▸ **What this task involves**:
Your task is to repeat the lines below exactly, excluding any pictures they contain.

--- Begin Data provided ---

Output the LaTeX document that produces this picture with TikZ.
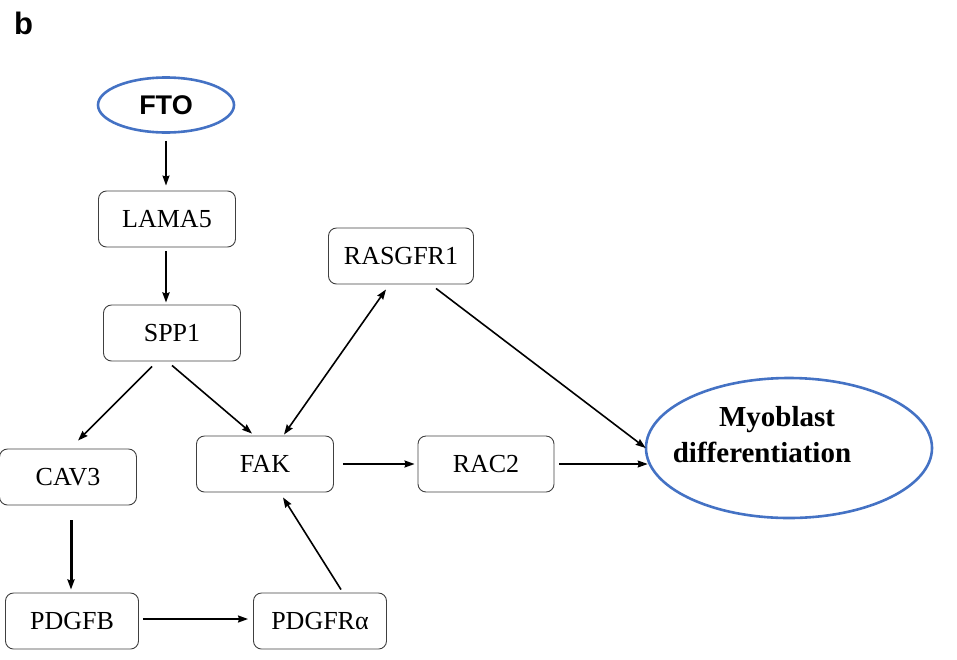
\documentclass[tikz,border=0pt]{standalone}
\usepackage{fontspec}
\setmainfont{Liberation Serif}
\newfontfamily\arialfont{Liberation Sans}
\usetikzlibrary{arrows.meta,shapes.geometric}
\definecolor{ovalblue}{RGB}{68,114,196}
\tikzset{
  genebox/.style={draw=black!75, line width=0.9pt, rounded corners=8pt, minimum width=137pt, minimum height=56pt, inner sep=0pt, font=\fontsize{26}{30}\selectfont},
  oval/.style={ellipse, draw=ovalblue, line width=2.6pt, inner sep=0pt},
  arr/.style={-{Stealth[length=10pt,width=7pt,inset=1pt]}, line width=1.6pt},
  darr/.style={{Stealth[length=10pt,width=7pt,inset=1pt]}-{Stealth[length=10pt,width=7pt,inset=1pt]}, line width=1.6pt}
}
\begin{document}
\begin{tikzpicture}[x=1pt,y=-1pt]
\useasboundingbox (0,0) rectangle (957,659);
\node[anchor=north west, inner sep=0pt, font=\arialfont\bfseries\fontsize{31}{32}\selectfont] (lbl) at (14,12) {b};
\node[oval, minimum width=136pt, minimum height=55pt, font=\arialfont\bfseries\fontsize{27}{30}\selectfont] (fto) at (166,105) {FTO};
\node[genebox] (lama) at (167,219) {LAMA5};
\node[genebox] (spp) at (172,333) {SPP1};
\node[genebox, minimum width=145pt] (ras) at (401,256) {RASGFR1};
\node[genebox] (cav) at (68,477) {CAV3};
\node[genebox] (fak) at (265,464) {FAK};
\node[genebox, minimum width=136pt] (rac) at (486,464) {RAC2};
\node[genebox, minimum width=133pt] (pdgfb) at (72,621) {PDGFB};
\node[genebox, minimum width=133pt] (pdgfra) at (320,621) {PDGFRα};
\node[oval, minimum width=286pt, minimum height=140pt] (myo) at (789,448) {};
\node[font=\bfseries\fontsize{29}{36}\selectfont, align=center, inner sep=0pt] (myotext) at (762,435) {\hspace*{30pt}Myoblast\\differentiation};

\draw[arr, line width=1.4pt] ([yshift=-7pt]fto.south) -- ([yshift=5pt]fto.south |- lama.north);
\draw[arr, line width=2.2pt] ([xshift=-1pt,yshift=-4pt]lama.south) -- ([xshift=-1pt,yshift=2pt]lama.south |- spp.north);
\draw[arr] ([xshift=-20pt,yshift=-5pt]spp.south) -- ([xshift=10pt,yshift=8pt]cav.north);
\draw[arr] ([yshift=-4pt]spp.south) -- ([xshift=-13pt,yshift=2pt]fak.north);
\draw[darr] ([xshift=19pt,yshift=1pt]fak.north) -- ([xshift=-15pt,yshift=-5pt]ras.south);
\draw[arr] ([xshift=35pt,yshift=-4pt]ras.south) -- ([xshift=1pt]myo.west);
\draw[arr] ([xshift=9pt]fak.east) -- ([xshift=-3pt]rac.west);
\draw[arr] ([xshift=5pt]rac.east) -- ([xshift=3pt]rac.east -| myo.west);
\draw[arr, line width=3pt] ([xshift=3pt,yshift=-15pt]cav.south) -- ([xshift=3pt,yshift=3pt]cav.south |- pdgfb.north);
\draw[arr] ([xshift=4pt,yshift=2pt]pdgfb.east) -- ([xshift=-5pt,yshift=2pt]pdgfra.west);
\draw[arr] ([xshift=21pt,yshift=3pt]pdgfra.north) -- ([xshift=18pt,yshift=-5pt]fak.south);
\end{tikzpicture}
\end{document}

--- End Data provided ---

▸ **Correct output**:
Output the LaTeX document that produces this picture with TikZ.
\documentclass[tikz,border=0pt]{standalone}
\usepackage{fontspec}
\setmainfont{Liberation Serif}
\newfontfamily\arialfont{Liberation Sans}
\usetikzlibrary{arrows.meta,shapes.geometric}
\definecolor{ovalblue}{RGB}{68,114,196}
\tikzset{
  genebox/.style={draw=black!75, line width=0.9pt, rounded corners=8pt, minimum width=137pt, minimum height=56pt, inner sep=0pt, font=\fontsize{26}{30}\selectfont},
  oval/.style={ellipse, draw=ovalblue, line width=2.6pt, inner sep=0pt},
  arr/.style={-{Stealth[length=10pt,width=7pt,inset=1pt]}, line width=1.6pt},
  darr/.style={{Stealth[length=10pt,width=7pt,inset=1pt]}-{Stealth[length=10pt,width=7pt,inset=1pt]}, line width=1.6pt}
}
\begin{document}
\begin{tikzpicture}[x=1pt,y=-1pt]
\useasboundingbox (0,0) rectangle (957,659);
\node[anchor=north west, inner sep=0pt, font=\arialfont\bfseries\fontsize{31}{32}\selectfont] (lbl) at (14,12) {b};
\node[oval, minimum width=136pt, minimum height=55pt, font=\arialfont\bfseries\fontsize{27}{30}\selectfont] (fto) at (166,105) {FTO};
\node[genebox] (lama) at (167,219) {LAMA5};
\node[genebox] (spp) at (172,333) {SPP1};
\node[genebox, minimum width=145pt] (ras) at (401,256) {RASGFR1};
\node[genebox] (cav) at (68,477) {CAV3};
\node[genebox] (fak) at (265,464) {FAK};
\node[genebox, minimum width=136pt] (rac) at (486,464) {RAC2};
\node[genebox, minimum width=133pt] (pdgfb) at (72,621) {PDGFB};
\node[genebox, minimum width=133pt] (pdgfra) at (320,621) {PDGFRα};
\node[oval, minimum width=286pt, minimum height=140pt] (myo) at (789,448) {};
\node[font=\bfseries\fontsize{29}{36}\selectfont, align=center, inner sep=0pt] (myotext) at (762,435) {\hspace*{30pt}Myoblast\\differentiation};

\draw[arr, line width=1.4pt] ([yshift=-7pt]fto.south) -- ([yshift=5pt]fto.south |- lama.north);
\draw[arr, line width=2.2pt] ([xshift=-1pt,yshift=-4pt]lama.south) -- ([xshift=-1pt,yshift=2pt]lama.south |- spp.north);
\draw[arr] ([xshift=-20pt,yshift=-5pt]spp.south) -- ([xshift=10pt,yshift=8pt]cav.north);
\draw[arr] ([yshift=-4pt]spp.south) -- ([xshift=-13pt,yshift=2pt]fak.north);
\draw[darr] ([xshift=19pt,yshift=1pt]fak.north) -- ([xshift=-15pt,yshift=-5pt]ras.south);
\draw[arr] ([xshift=35pt,yshift=-4pt]ras.south) -- ([xshift=1pt]myo.west);
\draw[arr] ([xshift=9pt]fak.east) -- ([xshift=-3pt]rac.west);
\draw[arr] ([xshift=5pt]rac.east) -- ([xshift=3pt]rac.east -| myo.west);
\draw[arr, line width=3pt] ([xshift=3pt,yshift=-15pt]cav.south) -- ([xshift=3pt,yshift=3pt]cav.south |- pdgfb.north);
\draw[arr] ([xshift=4pt,yshift=2pt]pdgfb.east) -- ([xshift=-5pt,yshift=2pt]pdgfra.west);
\draw[arr] ([xshift=21pt,yshift=3pt]pdgfra.north) -- ([xshift=18pt,yshift=-5pt]fak.south);
\end{tikzpicture}
\end{document}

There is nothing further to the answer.